* STATED GOAL
Please output the lines shown below exactly as they appear.

* DATA LINES
[BEGIN]
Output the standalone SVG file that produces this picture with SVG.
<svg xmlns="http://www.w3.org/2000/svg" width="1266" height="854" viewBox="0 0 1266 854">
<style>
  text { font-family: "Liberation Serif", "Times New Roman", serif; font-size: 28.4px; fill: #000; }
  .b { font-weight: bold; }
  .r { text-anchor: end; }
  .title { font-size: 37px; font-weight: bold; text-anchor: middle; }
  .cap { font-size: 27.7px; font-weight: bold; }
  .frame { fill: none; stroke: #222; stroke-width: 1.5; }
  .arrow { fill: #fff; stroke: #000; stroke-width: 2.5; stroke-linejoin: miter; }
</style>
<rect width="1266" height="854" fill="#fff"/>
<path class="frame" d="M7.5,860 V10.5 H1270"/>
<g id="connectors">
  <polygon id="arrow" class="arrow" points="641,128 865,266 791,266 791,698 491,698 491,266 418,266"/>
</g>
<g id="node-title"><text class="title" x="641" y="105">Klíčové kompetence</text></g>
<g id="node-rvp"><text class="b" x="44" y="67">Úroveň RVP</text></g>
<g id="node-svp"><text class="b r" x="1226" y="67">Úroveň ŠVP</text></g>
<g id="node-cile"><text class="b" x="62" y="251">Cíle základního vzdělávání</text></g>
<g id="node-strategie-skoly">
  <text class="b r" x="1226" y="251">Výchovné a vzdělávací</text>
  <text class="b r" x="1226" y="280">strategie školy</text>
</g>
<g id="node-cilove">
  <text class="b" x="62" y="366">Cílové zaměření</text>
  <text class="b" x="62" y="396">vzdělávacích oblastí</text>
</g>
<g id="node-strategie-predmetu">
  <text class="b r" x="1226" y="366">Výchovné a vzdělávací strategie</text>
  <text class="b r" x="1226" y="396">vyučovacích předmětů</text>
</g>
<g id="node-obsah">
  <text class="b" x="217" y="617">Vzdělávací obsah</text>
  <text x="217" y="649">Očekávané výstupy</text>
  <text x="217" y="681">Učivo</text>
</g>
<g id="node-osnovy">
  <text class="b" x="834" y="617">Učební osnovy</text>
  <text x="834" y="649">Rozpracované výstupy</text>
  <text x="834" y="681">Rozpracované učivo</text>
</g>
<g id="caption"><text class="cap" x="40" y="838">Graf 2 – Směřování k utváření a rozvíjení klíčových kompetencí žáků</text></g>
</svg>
[END]
* COMPLETE RESPONSE
Output the standalone SVG file that produces this picture with SVG.
<svg xmlns="http://www.w3.org/2000/svg" width="1266" height="854" viewBox="0 0 1266 854">
<style>
  text { font-family: "Liberation Serif", "Times New Roman", serif; font-size: 28.4px; fill: #000; }
  .b { font-weight: bold; }
  .r { text-anchor: end; }
  .title { font-size: 37px; font-weight: bold; text-anchor: middle; }
  .cap { font-size: 27.7px; font-weight: bold; }
  .frame { fill: none; stroke: #222; stroke-width: 1.5; }
  .arrow { fill: #fff; stroke: #000; stroke-width: 2.5; stroke-linejoin: miter; }
</style>
<rect width="1266" height="854" fill="#fff"/>
<path class="frame" d="M7.5,860 V10.5 H1270"/>
<g id="connectors">
  <polygon id="arrow" class="arrow" points="641,128 865,266 791,266 791,698 491,698 491,266 418,266"/>
</g>
<g id="node-title"><text class="title" x="641" y="105">Klíčové kompetence</text></g>
<g id="node-rvp"><text class="b" x="44" y="67">Úroveň RVP</text></g>
<g id="node-svp"><text class="b r" x="1226" y="67">Úroveň ŠVP</text></g>
<g id="node-cile"><text class="b" x="62" y="251">Cíle základního vzdělávání</text></g>
<g id="node-strategie-skoly">
  <text class="b r" x="1226" y="251">Výchovné a vzdělávací</text>
  <text class="b r" x="1226" y="280">strategie školy</text>
</g>
<g id="node-cilove">
  <text class="b" x="62" y="366">Cílové zaměření</text>
  <text class="b" x="62" y="396">vzdělávacích oblastí</text>
</g>
<g id="node-strategie-predmetu">
  <text class="b r" x="1226" y="366">Výchovné a vzdělávací strategie</text>
  <text class="b r" x="1226" y="396">vyučovacích předmětů</text>
</g>
<g id="node-obsah">
  <text class="b" x="217" y="617">Vzdělávací obsah</text>
  <text x="217" y="649">Očekávané výstupy</text>
  <text x="217" y="681">Učivo</text>
</g>
<g id="node-osnovy">
  <text class="b" x="834" y="617">Učební osnovy</text>
  <text x="834" y="649">Rozpracované výstupy</text>
  <text x="834" y="681">Rozpracované učivo</text>
</g>
<g id="caption"><text class="cap" x="40" y="838">Graf 2 – Směřování k utváření a rozvíjení klíčových kompetencí žáků</text></g>
</svg>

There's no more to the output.